- [GIVEN TASK] Please give back word for word the lines below, from the first one through the one with "to\ \ Gills".

- [DATASET SECTION]

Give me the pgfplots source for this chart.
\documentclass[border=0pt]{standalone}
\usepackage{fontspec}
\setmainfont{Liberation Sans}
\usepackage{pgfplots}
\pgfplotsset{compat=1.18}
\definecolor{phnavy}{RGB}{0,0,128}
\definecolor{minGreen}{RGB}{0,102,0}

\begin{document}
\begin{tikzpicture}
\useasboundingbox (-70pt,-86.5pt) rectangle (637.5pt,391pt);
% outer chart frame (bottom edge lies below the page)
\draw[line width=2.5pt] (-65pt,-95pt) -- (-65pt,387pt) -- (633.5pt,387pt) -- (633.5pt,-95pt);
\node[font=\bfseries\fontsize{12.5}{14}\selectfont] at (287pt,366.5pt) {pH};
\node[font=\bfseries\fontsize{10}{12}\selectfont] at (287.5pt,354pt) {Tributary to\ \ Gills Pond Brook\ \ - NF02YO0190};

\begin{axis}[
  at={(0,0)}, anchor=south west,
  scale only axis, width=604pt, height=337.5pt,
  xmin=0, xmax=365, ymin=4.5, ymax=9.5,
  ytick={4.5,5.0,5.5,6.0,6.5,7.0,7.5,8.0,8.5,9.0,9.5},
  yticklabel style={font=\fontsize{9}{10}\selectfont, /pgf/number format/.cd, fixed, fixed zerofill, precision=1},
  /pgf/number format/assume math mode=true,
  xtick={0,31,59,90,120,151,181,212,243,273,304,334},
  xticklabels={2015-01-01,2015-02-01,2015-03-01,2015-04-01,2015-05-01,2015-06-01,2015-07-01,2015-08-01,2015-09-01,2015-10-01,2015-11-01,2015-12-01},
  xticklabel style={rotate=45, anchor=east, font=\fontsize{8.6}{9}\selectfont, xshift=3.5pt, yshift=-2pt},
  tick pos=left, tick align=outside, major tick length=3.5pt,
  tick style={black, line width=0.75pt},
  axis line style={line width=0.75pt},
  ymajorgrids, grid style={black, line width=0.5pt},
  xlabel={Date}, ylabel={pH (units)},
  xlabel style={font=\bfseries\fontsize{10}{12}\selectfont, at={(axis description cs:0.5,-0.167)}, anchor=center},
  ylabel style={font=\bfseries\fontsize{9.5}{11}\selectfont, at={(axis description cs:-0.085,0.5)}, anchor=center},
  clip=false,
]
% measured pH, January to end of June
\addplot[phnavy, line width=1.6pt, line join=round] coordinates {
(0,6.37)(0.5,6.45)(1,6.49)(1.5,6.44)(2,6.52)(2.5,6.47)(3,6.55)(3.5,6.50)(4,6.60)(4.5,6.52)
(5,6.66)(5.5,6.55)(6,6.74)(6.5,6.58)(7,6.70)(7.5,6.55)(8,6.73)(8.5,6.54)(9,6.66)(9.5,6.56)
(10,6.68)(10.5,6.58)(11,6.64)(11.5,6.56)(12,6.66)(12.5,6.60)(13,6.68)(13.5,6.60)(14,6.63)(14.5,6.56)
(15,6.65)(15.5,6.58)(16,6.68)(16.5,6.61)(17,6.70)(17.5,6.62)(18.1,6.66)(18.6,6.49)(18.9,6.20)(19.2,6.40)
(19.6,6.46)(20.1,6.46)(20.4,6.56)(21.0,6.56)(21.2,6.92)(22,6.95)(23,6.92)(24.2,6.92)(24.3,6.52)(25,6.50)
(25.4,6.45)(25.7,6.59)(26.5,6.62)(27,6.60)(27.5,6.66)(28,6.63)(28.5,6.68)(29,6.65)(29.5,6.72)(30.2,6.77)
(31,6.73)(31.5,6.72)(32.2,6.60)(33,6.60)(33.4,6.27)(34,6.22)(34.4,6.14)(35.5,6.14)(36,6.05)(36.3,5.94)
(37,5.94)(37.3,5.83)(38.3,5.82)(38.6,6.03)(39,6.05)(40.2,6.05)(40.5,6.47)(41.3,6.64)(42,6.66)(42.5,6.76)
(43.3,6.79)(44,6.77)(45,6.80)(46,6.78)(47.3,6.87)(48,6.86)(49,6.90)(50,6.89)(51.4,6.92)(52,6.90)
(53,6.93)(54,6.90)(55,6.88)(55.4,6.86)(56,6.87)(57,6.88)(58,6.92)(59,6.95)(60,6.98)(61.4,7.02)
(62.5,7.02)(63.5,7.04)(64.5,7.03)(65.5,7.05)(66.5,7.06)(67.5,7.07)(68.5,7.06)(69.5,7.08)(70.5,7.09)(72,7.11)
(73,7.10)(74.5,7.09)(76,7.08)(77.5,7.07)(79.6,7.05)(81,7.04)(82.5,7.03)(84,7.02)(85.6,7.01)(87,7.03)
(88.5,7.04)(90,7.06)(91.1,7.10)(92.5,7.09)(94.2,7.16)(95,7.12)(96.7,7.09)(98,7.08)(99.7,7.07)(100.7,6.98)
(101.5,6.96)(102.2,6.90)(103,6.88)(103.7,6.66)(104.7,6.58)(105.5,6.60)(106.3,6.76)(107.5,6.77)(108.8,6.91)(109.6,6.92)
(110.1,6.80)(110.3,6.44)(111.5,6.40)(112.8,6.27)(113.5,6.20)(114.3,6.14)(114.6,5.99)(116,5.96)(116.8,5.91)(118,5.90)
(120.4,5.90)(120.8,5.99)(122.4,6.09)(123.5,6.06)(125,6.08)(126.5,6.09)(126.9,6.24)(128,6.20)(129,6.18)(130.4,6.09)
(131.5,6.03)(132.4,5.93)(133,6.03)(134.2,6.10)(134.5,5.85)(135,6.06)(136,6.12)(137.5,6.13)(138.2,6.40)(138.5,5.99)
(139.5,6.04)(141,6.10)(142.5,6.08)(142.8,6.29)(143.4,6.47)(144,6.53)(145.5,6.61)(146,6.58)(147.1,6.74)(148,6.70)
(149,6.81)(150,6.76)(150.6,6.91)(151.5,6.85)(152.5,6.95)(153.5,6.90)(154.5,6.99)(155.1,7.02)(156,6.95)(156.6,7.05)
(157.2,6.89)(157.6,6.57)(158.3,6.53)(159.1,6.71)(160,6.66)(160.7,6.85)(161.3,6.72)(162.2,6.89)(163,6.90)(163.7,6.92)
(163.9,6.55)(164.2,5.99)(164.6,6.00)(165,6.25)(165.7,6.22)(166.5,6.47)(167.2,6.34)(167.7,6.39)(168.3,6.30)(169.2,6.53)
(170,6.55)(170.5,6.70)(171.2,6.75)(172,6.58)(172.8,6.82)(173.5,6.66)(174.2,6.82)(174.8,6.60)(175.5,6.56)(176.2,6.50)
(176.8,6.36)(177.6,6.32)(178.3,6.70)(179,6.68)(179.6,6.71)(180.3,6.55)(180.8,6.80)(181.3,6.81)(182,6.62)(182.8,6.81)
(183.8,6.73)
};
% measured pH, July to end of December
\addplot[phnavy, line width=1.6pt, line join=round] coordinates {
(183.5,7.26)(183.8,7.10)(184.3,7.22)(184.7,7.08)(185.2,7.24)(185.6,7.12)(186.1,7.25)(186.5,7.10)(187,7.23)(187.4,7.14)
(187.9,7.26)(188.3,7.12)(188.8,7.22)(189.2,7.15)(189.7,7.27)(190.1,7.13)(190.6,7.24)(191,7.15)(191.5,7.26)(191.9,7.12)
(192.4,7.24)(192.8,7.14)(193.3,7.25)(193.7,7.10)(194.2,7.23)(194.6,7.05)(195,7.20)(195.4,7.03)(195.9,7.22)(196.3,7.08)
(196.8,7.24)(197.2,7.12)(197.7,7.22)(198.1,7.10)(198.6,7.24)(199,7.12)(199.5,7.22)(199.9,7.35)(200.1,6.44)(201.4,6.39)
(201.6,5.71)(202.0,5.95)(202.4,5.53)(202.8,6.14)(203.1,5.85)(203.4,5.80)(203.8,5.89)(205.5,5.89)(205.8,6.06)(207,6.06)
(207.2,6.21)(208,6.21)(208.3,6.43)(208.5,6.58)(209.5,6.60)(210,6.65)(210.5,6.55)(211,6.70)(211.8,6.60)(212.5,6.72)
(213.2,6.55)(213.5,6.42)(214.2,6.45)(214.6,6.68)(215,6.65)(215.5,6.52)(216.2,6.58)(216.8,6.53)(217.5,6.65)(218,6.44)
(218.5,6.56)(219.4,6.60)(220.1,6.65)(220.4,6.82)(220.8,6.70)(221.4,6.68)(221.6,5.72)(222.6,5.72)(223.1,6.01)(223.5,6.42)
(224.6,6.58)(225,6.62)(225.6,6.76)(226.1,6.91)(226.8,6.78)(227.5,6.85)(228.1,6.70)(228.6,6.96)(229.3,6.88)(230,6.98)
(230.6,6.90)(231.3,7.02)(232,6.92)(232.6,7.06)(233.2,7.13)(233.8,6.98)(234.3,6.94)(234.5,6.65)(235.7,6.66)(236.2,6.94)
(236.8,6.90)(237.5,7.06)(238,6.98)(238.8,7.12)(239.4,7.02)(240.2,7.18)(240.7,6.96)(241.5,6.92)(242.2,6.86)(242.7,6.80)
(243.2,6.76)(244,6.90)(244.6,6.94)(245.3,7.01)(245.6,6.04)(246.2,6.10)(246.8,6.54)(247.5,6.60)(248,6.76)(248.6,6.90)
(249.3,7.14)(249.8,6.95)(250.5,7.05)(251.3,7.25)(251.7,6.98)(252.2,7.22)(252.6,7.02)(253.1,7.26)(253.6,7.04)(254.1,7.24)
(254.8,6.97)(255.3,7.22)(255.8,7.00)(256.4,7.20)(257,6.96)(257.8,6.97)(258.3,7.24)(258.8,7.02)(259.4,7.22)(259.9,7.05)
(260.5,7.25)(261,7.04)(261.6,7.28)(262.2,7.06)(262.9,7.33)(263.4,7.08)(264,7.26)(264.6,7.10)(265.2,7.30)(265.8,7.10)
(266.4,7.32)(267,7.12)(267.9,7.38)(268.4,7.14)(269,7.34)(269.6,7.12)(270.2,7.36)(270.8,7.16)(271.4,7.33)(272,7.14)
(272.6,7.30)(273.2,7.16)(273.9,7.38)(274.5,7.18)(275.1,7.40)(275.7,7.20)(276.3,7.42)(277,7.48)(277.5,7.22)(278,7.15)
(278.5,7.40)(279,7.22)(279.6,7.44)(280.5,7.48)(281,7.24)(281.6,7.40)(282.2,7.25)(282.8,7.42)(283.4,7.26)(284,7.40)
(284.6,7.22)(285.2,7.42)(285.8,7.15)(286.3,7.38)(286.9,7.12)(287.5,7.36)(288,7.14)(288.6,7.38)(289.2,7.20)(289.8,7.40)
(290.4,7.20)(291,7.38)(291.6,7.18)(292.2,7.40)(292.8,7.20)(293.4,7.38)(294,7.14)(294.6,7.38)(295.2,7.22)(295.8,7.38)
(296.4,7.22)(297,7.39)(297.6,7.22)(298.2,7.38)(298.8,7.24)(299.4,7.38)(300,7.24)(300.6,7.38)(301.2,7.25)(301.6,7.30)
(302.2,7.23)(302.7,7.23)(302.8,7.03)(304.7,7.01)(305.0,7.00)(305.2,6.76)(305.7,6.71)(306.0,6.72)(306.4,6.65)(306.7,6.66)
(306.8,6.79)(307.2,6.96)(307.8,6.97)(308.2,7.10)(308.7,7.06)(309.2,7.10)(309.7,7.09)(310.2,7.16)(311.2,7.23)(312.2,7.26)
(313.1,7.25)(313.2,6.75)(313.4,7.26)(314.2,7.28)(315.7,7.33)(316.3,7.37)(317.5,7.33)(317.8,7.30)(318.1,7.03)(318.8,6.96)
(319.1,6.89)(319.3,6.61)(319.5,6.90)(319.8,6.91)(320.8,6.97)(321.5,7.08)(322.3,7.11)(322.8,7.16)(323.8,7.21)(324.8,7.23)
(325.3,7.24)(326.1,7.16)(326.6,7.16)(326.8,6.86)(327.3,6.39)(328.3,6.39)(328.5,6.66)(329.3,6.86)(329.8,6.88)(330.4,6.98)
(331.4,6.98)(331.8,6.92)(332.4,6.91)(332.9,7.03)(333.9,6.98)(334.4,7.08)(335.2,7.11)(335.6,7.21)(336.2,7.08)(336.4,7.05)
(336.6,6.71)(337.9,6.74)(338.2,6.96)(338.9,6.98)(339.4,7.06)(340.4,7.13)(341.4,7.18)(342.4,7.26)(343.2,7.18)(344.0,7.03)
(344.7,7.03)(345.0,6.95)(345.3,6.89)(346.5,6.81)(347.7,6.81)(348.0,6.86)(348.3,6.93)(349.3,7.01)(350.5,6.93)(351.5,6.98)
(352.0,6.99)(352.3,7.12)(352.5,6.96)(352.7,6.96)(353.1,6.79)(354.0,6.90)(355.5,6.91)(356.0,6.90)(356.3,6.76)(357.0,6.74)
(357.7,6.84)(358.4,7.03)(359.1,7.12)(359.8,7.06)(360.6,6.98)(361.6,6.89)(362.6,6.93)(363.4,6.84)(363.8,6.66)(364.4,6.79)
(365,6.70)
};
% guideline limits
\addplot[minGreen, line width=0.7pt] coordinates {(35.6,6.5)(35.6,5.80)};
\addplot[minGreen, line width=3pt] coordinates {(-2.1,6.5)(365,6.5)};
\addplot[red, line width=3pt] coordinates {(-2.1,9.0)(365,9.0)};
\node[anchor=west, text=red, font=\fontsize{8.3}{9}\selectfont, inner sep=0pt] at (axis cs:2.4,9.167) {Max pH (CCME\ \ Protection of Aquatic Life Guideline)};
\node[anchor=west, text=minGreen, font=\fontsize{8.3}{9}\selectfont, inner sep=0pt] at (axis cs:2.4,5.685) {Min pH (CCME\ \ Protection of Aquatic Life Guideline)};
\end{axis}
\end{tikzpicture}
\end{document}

- [OUTPUT FOR THIS TASK]
Give me the pgfplots source for this chart.
\documentclass[border=0pt]{standalone}
\usepackage{fontspec}
\setmainfont{Liberation Sans}
\usepackage{pgfplots}
\pgfplotsset{compat=1.18}
\definecolor{phnavy}{RGB}{0,0,128}
\definecolor{minGreen}{RGB}{0,102,0}

\begin{document}
\begin{tikzpicture}
\useasboundingbox (-70pt,-86.5pt) rectangle (637.5pt,391pt);
% outer chart frame (bottom edge lies below the page)
\draw[line width=2.5pt] (-65pt,-95pt) -- (-65pt,387pt) -- (633.5pt,387pt) -- (633.5pt,-95pt);
\node[font=\bfseries\fontsize{12.5}{14}\selectfont] at (287pt,366.5pt) {pH};
\node[font=\bfseries\fontsize{10}{12}\selectfont] at (287.5pt,354pt) {Tributary to\ \ Gills Pond Brook\ \ - NF02YO0190};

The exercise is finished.